Der nicht näher zu bestimmende Autor A.S. schwankt zwischen den Erzählsträngen der Verfolgungs- und Erfolgsgeschichte. Die Kernaussage des Artikels steht dabei in der ersten Spalte und wird als Zitat Bernsteins wiedergegeben: „20 Jahre hat es mich gekostet, Hitler zu besiegen. 1937 nahm man mir meine Reederei. 1957 konnten wir die American Banner Lines gründen, und im nächsten Jahre soll die alte Hausflagge als der ersten neuen amerikanischen Passagier-Reederei auf dem Nordatlantik seit vielen Jahren wehen.“ Die Gründung der neuen Reederei American Banner Lines (1957) und die Indienststellung des Flaggschiffs Atlantik auf der Route New York–Zeebrügge nahm die Zeitung zum Anlass, um einen biografischen Rückblick auf Bernsteins Leben zu publizieren. Wie sehr Bernstein und seine Firma trotz der Verfolgungs- und Vernichtungspolitik Deutschlands noch immer seiner Heimat verhaftet geblieben waren, verdeutlicht der Artikel mit der Beschreibung der geretteten Büro- und Wohnausstattung, die sich im New Yorker Büro wiederfand und jeden Besucher Bernsteins in die Zeit der prächtigen Hamburger Reederei zurück versetzte. Darüber hinaus war es auch die Wiederbenutzung des traditionsreichen Namenskürzels Bernsteins, die sowohl vor dem Krieg, als auch nach dem Krieg das Emblem der Reederei bildete: A. B. Dabei stand das Kürzel vor dem Krieg für die Arnold Bernstein Schiffahrtsgesellschaft m.b.H. Nach dem Krieg hingegen wurden die beiden Buchstaben zum Symbol für die American Banner Lines. Damit wurde einerseits der Bruch deutlich, den Bernstein und seine Reederei erleiden mussten, andererseits aber auch der starke Wille, an die Vergangenheit und Glanzzeit der deutschen Reederei anzuknüpfen.
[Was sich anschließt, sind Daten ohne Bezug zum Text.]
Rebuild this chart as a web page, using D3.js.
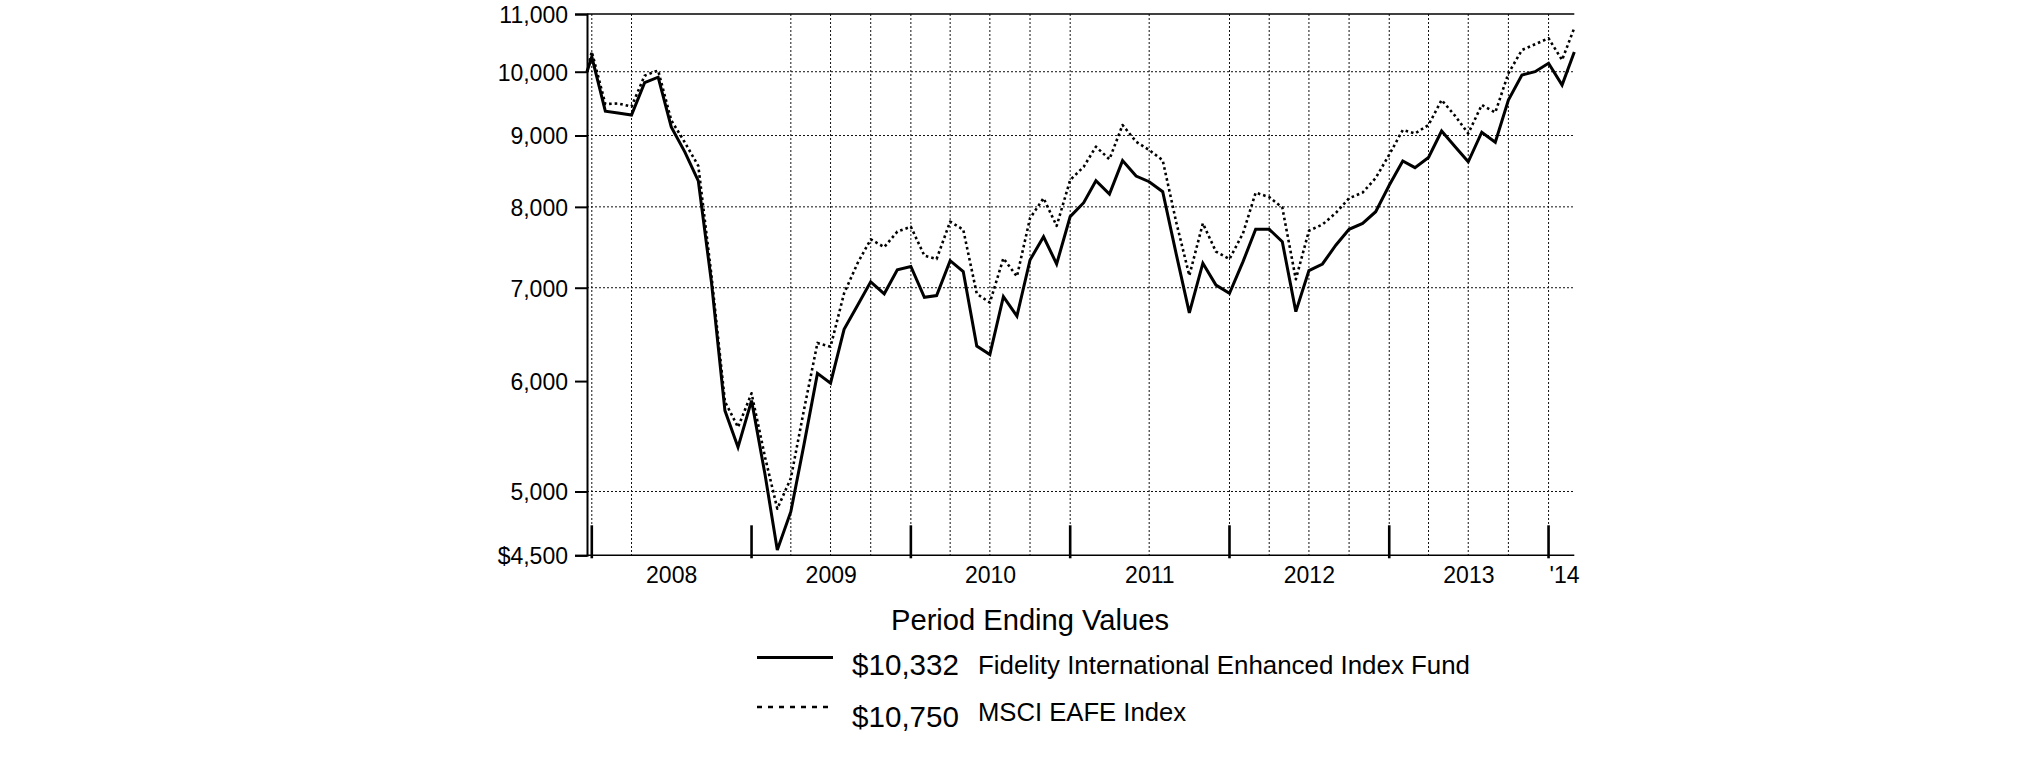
<!DOCTYPE html>
<html><head><meta charset="utf-8">
<script src="https://cdn.jsdelivr.net/npm/d3@7"></script>
<style>
body{margin:0;background:#fff}
svg{display:block}
text{font-family:"Liberation Sans",Arial,Helvetica,sans-serif;fill:#000}
</style>
</head><body>
<svg id="c" width="2025" height="761"></svg>
<script>
// ---------------- data ----------------
const dates = [
 "2007-12-20","2007-12-31",
 "2008-01-31","2008-02-29","2008-03-31","2008-04-30","2008-05-31","2008-06-30","2008-07-31","2008-08-31","2008-09-30","2008-10-31","2008-11-30","2008-12-31",
 "2009-01-31","2009-02-28","2009-03-31","2009-04-30","2009-05-31","2009-06-30","2009-07-31","2009-08-31","2009-09-30","2009-10-31","2009-11-30","2009-12-31",
 "2010-01-31","2010-02-28","2010-03-31","2010-04-30","2010-05-31","2010-06-30","2010-07-31","2010-08-31","2010-09-30","2010-10-31","2010-11-30","2010-12-31",
 "2011-01-31","2011-02-28","2011-03-31","2011-04-30","2011-05-31","2011-06-30","2011-07-31","2011-08-31","2011-09-30","2011-10-31","2011-11-30","2011-12-31",
 "2012-01-31","2012-02-29","2012-03-31","2012-04-30","2012-05-31","2012-06-30","2012-07-31","2012-08-31","2012-09-30","2012-10-31","2012-11-30","2012-12-31",
 "2013-01-31","2013-02-28","2013-03-31","2013-04-30","2013-05-31","2013-06-30","2013-07-31","2013-08-31","2013-09-30","2013-10-31","2013-11-30","2013-12-31",
 "2014-01-31","2014-02-28"
];
const fundValues = [
 10000, 10250,
 9370, 9340, 9310, 9820, 9910, 9130, 8760, 8350, 7070, 5715, 5380, 5810,
 5140, 4540, 4836, 5400, 6077, 5980, 6535, 6800, 7069, 6930, 7210, 7250,
 6890, 6910, 7320, 7190, 6358, 6269, 6897, 6680, 7328, 7615, 7280, 7872,
 8055, 8353, 8172, 8635, 8418, 8339, 8203, 7400, 6715, 7289, 7031, 6936,
 7308, 7709, 7709, 7553, 6729, 7200, 7280, 7512, 7709, 7785, 7936, 8290,
 8630, 8535, 8680, 9067, 8835, 8618, 9049, 8901, 9544, 9946, 10000, 10140,
 9783, 10332
];
const indexValues = [
 10000, 10336,
 9480, 9490, 9440, 9935, 10020, 9230, 8900, 8560, 7150, 5800, 5560, 5880,
 5290, 4860, 5110, 5720, 6390, 6350, 6936, 7290, 7582, 7486, 7680, 7742,
 7380, 7340, 7807, 7705, 6930, 6830, 7348, 7131, 7851, 8115, 7752, 8363,
 8548, 8835, 8654, 9158, 8909, 8787, 8640, 7800, 7142, 7785, 7430, 7340,
 7658, 8190, 8130, 7990, 7098, 7690, 7770, 7922, 8115, 8190, 8390, 8720,
 9083, 9030, 9158, 9544, 9296, 9030, 9466, 9349, 9973, 10365, 10463, 10568,
 10195, 10750
];
const yTickValues = [4500, 5000, 6000, 7000, 8000, 9000, 10000, 11000];
const yTickLabels = ["$4,500", "5,000", "6,000", "7,000", "8,000", "9,000", "10,000", "11,000"];
const yGridValues = [5000, 7000, 8000, 9000, 10000];
const xGridDates = ["2007-12-31","2008-03-31","2009-03-31","2009-06-30","2009-09-30","2009-12-31",
 "2010-03-31","2010-06-30","2010-09-30","2010-12-31","2011-06-30","2011-12-31",
 "2012-03-31","2012-06-30","2012-09-30","2012-12-31","2013-03-31","2013-06-30","2013-09-30","2013-12-31"];
const yearTickDates = ["2007-12-31","2008-12-31","2009-12-31","2010-12-31","2011-12-31","2012-12-31","2013-12-31"];
const yearLabels = ["2008","2009","2010","2011","2012","2013","'14"];
const legendTitle = "Period Ending Values";
const seriesNames = ["Fidelity International Enhanced Index Fund", "MSCI EAFE Index"];
const endingValues = ["$10,332", "$10,750"];

// ---------------- drawing ----------------
const parse = d3.utcParse("%Y-%m-%d");
const svg = d3.select("#c");
const L = 587, R = 1574.3, T = 14, B = 555.3;

const x = d3.scaleUtc().domain([parse(dates[0]), parse(dates[dates.length-1])]).range([L, R]);
const y = d3.scaleLog().domain([4500, 11000]).range([B, T]);

// horizontal grid
svg.append("g").selectAll("line").data(yGridValues).join("line")
  .attr("x1", L).attr("x2", R)
  .attr("y1", d => y(d)).attr("y2", d => y(d))
  .attr("stroke", "#111").attr("stroke-width", 1).attr("stroke-dasharray", "2,2");

// vertical grid
svg.append("g").selectAll("line").data(xGridDates).join("line")
  .attr("x1", d => x(parse(d))).attr("x2", d => x(parse(d)))
  .attr("y1", T).attr("y2", B)
  .attr("stroke", "#111").attr("stroke-width", 1).attr("stroke-dasharray", "2,2");

// top border and bottom axis
svg.append("line").attr("x1", L).attr("x2", R).attr("y1", T).attr("y2", T)
  .attr("stroke", "#000").attr("stroke-width", 1.3);
svg.append("line").attr("x1", L).attr("x2", R).attr("y1", B).attr("y2", B)
  .attr("stroke", "#000").attr("stroke-width", 1.5);

// y axis
const yAxis = d3.axisLeft(y).tickValues(yTickValues)
  .tickFormat((d, i) => yTickLabels[i]).tickSize(12).tickPadding(7);
const gy = svg.append("g").attr("transform", `translate(${L},0)`).call(yAxis);
gy.select(".domain").attr("stroke", "#000").attr("stroke-width", 2);
gy.selectAll(".tick line").attr("stroke", "#000").attr("stroke-width", 2);
gy.selectAll(".tick text").attr("font-size", 23).attr("fill", "#000")
  .attr("font-family", '"Liberation Sans",Arial,sans-serif').attr("dy", "0.36em");

// year ticks
svg.append("g").selectAll("line").data(yearTickDates).join("line")
  .attr("x1", d => x(parse(d))).attr("x2", d => x(parse(d)))
  .attr("y1", B - 30).attr("y2", B + 3)
  .attr("stroke", "#000").attr("stroke-width", 2.6);

// year labels
const yearMids = yearLabels.map((lab, i) => {
  if (i < yearTickDates.length - 1) {
    return {lab, x: (x(parse(yearTickDates[i])) + x(parse(yearTickDates[i+1]))) / 2, anchor: "middle"};
  }
  return {lab, x: x(parse(yearTickDates[i])) + 1, anchor: "start"};
});
svg.append("g").selectAll("text").data(yearMids).join("text")
  .attr("x", d => d.x).attr("y", 583).attr("text-anchor", d => d.anchor)
  .attr("font-size", 23).text(d => d.lab);

// lines
const pts = (vals) => vals.map((v, i) => [parse(dates[i]), v]);
const line = d3.line().x(d => x(d[0])).y(d => y(d[1]));
svg.append("path").datum(pts(indexValues)).attr("d", line)
  .attr("fill", "none").attr("stroke", "#000").attr("stroke-width", 2.6)
  .attr("stroke-dasharray", "2.6,3").attr("stroke-linejoin", "round");
svg.append("path").datum(pts(fundValues)).attr("d", line)
  .attr("fill", "none").attr("stroke", "#000").attr("stroke-width", 3)
  .attr("stroke-linejoin", "miter");

// legend
svg.append("text").attr("x", 891).attr("y", 630).attr("font-size", 29)
  .attr("textLength", 278).attr("lengthAdjust", "spacingAndGlyphs").text(legendTitle);

svg.append("line").attr("x1", 757).attr("x2", 833).attr("y1", 657.5).attr("y2", 657.5)
  .attr("stroke", "#000").attr("stroke-width", 3);
svg.append("text").attr("x", 852).attr("y", 675).attr("font-size", 29.5)
  .attr("textLength", 107).attr("lengthAdjust", "spacingAndGlyphs").text(endingValues[0]);
svg.append("text").attr("x", 978).attr("y", 674).attr("font-size", 25.8)
  .attr("textLength", 492).attr("lengthAdjust", "spacingAndGlyphs").text(seriesNames[0]);

svg.append("line").attr("x1", 757).attr("x2", 833).attr("y1", 707).attr("y2", 707)
  .attr("stroke", "#000").attr("stroke-width", 2.5).attr("stroke-dasharray", "5,6");
svg.append("text").attr("x", 852).attr("y", 727).attr("font-size", 29.5)
  .attr("textLength", 107).attr("lengthAdjust", "spacingAndGlyphs").text(endingValues[1]);
svg.append("text").attr("x", 978).attr("y", 720.5).attr("font-size", 25.8)
  .attr("textLength", 208).attr("lengthAdjust", "spacingAndGlyphs").text(seriesNames[1]);
</script>
</body></html>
Trotz der Rückbeziehungen auf das Leben Bernsteins in Deutschland vor 1933 handelt der Artikel diesen Teil der Geschichte nur kurz ab. Er verweist ausschließlich schlagwortartig auf seine schlesischen Wurzeln (geboren in Breslau am 23.1.1888), seinen frühen Umzug nach Hamburg (1909, im Artikel irrtümlich mit 1911 angegeben) sowie seine Verdienste als deutscher Soldat während des Ersten Weltkrieges (er war zum Beispiel Träger des Eisernen Kreuzes, Erster und Zweiter Klasse). Seine frühen Auseinandersetzungen mit dem defizitären Familienbetrieb für Alkohol und Futtermittel, die finanziellen Schwierigkeiten während seiner frühen Hamburger Zeit, die wirkmächtigen Erlebnisse als deutscher und jüdischer Soldat sowie die Hochzeit mit seiner Frau Lilly Kimmelstiel im April / Mai 1919 bleiben dabei unerwähnt.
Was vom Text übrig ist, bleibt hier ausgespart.